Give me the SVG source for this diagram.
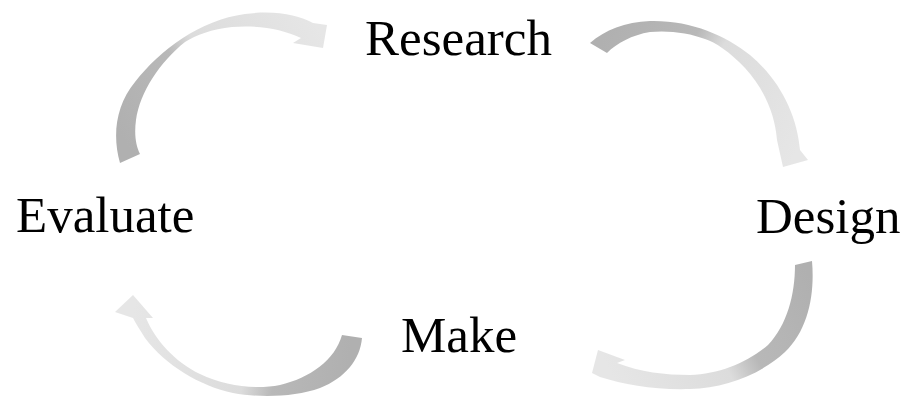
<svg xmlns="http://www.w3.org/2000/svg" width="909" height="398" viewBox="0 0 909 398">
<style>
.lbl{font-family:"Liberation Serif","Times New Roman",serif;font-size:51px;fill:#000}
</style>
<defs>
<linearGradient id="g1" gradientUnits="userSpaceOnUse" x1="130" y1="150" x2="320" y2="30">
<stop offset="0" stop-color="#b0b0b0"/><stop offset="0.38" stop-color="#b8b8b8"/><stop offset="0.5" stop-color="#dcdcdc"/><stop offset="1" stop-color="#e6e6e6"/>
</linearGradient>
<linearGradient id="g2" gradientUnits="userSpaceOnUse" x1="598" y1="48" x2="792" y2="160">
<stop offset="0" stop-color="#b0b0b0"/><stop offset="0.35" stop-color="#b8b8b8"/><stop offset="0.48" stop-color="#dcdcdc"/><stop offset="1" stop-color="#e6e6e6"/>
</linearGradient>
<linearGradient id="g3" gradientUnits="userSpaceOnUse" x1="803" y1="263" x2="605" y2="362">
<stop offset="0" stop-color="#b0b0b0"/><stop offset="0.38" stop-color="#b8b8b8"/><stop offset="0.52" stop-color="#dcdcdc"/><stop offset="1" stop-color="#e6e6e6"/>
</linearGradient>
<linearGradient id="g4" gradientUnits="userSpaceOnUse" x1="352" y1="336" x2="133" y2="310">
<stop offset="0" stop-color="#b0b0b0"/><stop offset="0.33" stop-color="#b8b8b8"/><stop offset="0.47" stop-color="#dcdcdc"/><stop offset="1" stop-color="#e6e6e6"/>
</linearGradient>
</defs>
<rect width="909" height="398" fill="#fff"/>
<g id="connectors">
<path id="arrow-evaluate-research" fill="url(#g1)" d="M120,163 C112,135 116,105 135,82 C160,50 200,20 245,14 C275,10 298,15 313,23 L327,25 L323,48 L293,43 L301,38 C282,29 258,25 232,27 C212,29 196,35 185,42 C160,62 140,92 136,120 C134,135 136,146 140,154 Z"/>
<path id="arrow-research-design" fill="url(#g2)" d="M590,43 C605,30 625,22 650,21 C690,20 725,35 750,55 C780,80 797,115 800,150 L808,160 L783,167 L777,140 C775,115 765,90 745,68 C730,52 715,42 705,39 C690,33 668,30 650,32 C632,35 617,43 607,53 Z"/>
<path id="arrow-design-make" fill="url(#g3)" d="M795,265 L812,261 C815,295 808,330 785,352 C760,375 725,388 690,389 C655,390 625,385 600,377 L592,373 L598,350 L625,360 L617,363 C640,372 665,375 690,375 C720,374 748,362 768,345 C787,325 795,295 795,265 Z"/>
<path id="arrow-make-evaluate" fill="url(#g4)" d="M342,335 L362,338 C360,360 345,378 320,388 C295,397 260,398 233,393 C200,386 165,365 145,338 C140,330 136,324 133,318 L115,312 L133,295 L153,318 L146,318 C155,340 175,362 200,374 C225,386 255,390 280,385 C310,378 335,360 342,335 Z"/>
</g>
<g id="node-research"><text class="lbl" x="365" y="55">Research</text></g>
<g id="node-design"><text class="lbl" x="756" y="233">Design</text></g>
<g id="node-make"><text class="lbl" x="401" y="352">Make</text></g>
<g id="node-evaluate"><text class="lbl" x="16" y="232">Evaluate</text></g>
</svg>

# # # # # # #

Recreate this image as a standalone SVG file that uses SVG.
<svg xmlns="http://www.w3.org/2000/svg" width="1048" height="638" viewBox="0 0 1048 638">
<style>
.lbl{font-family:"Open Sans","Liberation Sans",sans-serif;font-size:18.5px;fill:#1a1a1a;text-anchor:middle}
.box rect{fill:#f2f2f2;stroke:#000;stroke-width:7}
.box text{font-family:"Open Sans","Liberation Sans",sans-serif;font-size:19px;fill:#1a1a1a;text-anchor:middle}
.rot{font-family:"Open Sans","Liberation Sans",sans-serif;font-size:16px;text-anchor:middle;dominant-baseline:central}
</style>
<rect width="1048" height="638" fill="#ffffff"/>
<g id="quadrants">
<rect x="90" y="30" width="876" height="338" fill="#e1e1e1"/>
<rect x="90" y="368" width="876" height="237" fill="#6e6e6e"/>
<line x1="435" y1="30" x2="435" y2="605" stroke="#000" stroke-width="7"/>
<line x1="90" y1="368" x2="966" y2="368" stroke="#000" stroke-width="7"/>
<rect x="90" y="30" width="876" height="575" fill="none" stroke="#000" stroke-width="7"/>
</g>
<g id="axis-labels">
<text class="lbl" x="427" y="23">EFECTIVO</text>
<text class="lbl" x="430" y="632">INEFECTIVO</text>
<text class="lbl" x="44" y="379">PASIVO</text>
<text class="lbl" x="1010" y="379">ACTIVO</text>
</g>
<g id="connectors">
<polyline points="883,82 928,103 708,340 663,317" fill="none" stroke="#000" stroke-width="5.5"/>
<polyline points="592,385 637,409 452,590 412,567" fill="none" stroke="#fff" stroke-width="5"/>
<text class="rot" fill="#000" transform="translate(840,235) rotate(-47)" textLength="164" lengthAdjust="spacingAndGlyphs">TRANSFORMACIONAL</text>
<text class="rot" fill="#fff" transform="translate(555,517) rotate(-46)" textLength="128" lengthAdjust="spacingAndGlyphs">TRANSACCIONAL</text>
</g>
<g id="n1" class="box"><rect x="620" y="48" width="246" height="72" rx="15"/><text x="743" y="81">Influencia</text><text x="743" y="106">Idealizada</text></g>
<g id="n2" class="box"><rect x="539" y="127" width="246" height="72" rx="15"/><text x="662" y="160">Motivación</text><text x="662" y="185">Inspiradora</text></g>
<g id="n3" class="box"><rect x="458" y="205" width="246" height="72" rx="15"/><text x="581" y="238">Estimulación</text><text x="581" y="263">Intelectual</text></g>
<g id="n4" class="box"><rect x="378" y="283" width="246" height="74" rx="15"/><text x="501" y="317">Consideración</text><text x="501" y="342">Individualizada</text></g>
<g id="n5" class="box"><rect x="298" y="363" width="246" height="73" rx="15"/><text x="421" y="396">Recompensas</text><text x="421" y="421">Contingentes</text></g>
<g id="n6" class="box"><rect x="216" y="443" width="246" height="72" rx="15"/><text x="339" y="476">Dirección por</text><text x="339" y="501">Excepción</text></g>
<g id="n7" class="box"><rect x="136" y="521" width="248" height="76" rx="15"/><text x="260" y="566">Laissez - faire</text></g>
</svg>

# # # # # # #

Find the lines containing "this" and list every one of them.

Correct output:
Give me the SVG source for this diagram.
Recreate this image as a standalone SVG file that uses SVG.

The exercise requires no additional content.